Was können wir wissen, über andere, über uns selbst? Wie weit können wir unser Innenleben, unser tiefsitzendes Wissen aus Erfahrungen, unsere Emotionen weitergeben, in Sprache übersetzen? Wie können wir hoffen zu verstehen (uns selbst und andere), wie können wir nur hoffen, verstanden zu werden? Die präzise und subtile Prosa von Katie Kitamura stellt diese Fragen anhand einer Erzählerin, die – fünf-plus-sprachig, einer globalisierten internationalen Bildungselite angehörig – von Singapur via New York einen vorübergehend geplanten, vielleicht irgendwann einmal permanent gedachten Job als Simultanübersetzerin am Internationalen Gerichtshof in Den Haag annimmt. Nicht nur des Renommees wegen, auch um ihre kosmopolitische Wurzellosigkeit besser verstehen zu lernen, um vielleicht sogar einmal anzukommen, irgendwo.

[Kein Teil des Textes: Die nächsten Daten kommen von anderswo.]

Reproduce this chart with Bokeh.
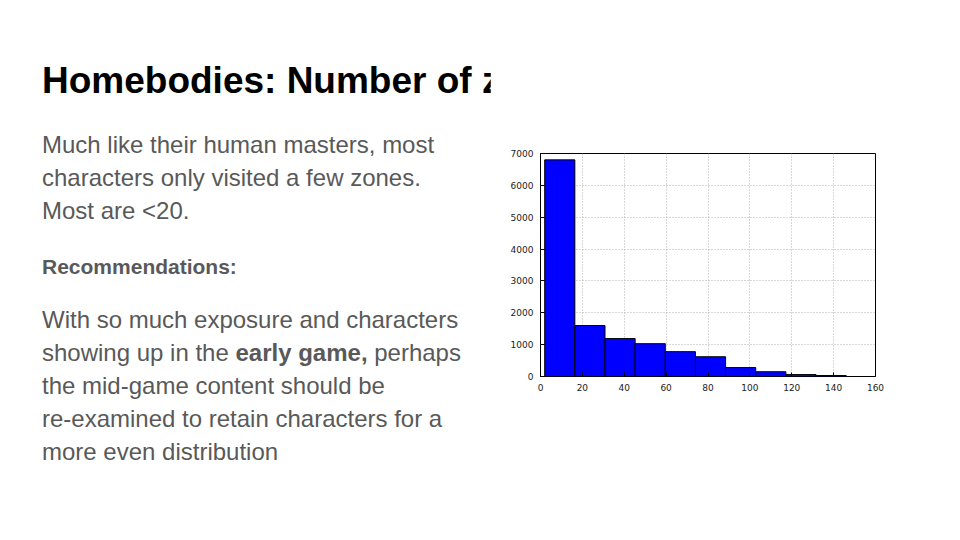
from bokeh.plotting import figure
from bokeh.models import Div, SingleIntervalTicker
from bokeh.layouts import row
from bokeh.embed import file_html
from bokeh.resources import INLINE

bin_left = [2, 16.4, 30.8, 45.2, 59.6, 74.0, 88.4, 102.8, 117.2, 131.6]
bin_right = [16.4, 30.8, 45.2, 59.6, 74.0, 88.4, 102.8, 117.2, 131.6, 146.0]
counts = [6800, 1600, 1190, 1030, 780, 620, 280, 150, 60, 30]

p = figure(width=454, height=524, x_range=(0, 160), y_range=(0, 7000),
           output_backend="svg", toolbar_location=None,
           min_border_left=50, min_border_right=69, min_border_top=153, min_border_bottom=148,
           frame_width=335, frame_height=223)
p.quad(left=bin_left, right=bin_right, bottom=0, top=counts,
       fill_color="#0000ff", line_color="black", line_width=1)
p.outline_line_color = "black"
p.outline_line_width = 1
for ax in (p.xaxis, p.yaxis):
    ax.major_label_text_font_size = "9px"
    ax.major_label_text_font = "DejaVu Sans"
    ax.major_label_text_color = "#222222"
    ax.axis_line_color = None
    ax.major_tick_in = 4
    ax.major_tick_out = 0
    ax.minor_tick_line_color = None
    ax.major_label_standoff = 3
p.xaxis.ticker = SingleIntervalTicker(interval=20)
p.yaxis.ticker = SingleIntervalTicker(interval=1000)
p.grid.grid_line_color = "#b0b0b0"
p.grid.grid_line_dash = "1 2"

html = """
<div style="position:relative;width:490px;height:524px;overflow:visible;font-family:'Liberation Sans',Arial,sans-serif;">
<div style="position:absolute;left:42px;top:55px;font-size:37px;font-weight:bold;color:#000;white-space:nowrap;">Homebodies: Number of zones visited</div>
<div style="position:absolute;left:42px;top:128px;font-size:24px;line-height:33px;color:#595959;white-space:nowrap;">
Much like their human masters, most<br>characters only visited a few zones.<br>Most are &lt;20.</div>
<div style="position:absolute;left:42px;top:250px;font-size:21px;line-height:33px;color:#595959;font-weight:bold;white-space:nowrap;">Recommendations:</div>
<div style="position:absolute;left:42px;top:303px;font-size:24px;line-height:33px;color:#595959;white-space:nowrap;">
With so much exposure and characters<br>showing up in the <b>early game,</b> perhaps<br>the mid-game content should be<br>re-examined to retain characters for a<br>more even distribution</div>
</div>
"""
d = Div(text=html, width=490, height=524, margin=(0, 0, 0, 0), styles={"overflow": "visible"})
layout = row(d, p)
open("out.html", "w").write(file_html(layout, INLINE))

Doch einfach ist das nicht. Weder die komplizierte Affäre mit einem gerade geschiedenen Holländer noch der betont neutrale Umgang mit Anwälten und Kriegsverbrechern der übelsten Sorte in ihrer Arbeit erleichtern auch nur irgend etwas. Eine seltsame Obsession mit einem vergleichsweise banalen Akt der Gewalt, deren Zeugin ihre einzige Bekannte in Den Haag wird, verkompliziert die Verhältnisse zusätzlich. Immer geht es um Vermittlung, Übersetzbarkeit, den Zugang zu den eigenen Gefühlen und Gedanken und denen anderer. In knappen, einfachen, aber polierten und auf den Punkt kommenden Sätzen nähert sich Kitamura diesem Wesenskern unser aller Dasein. Das ist schlicht brillant.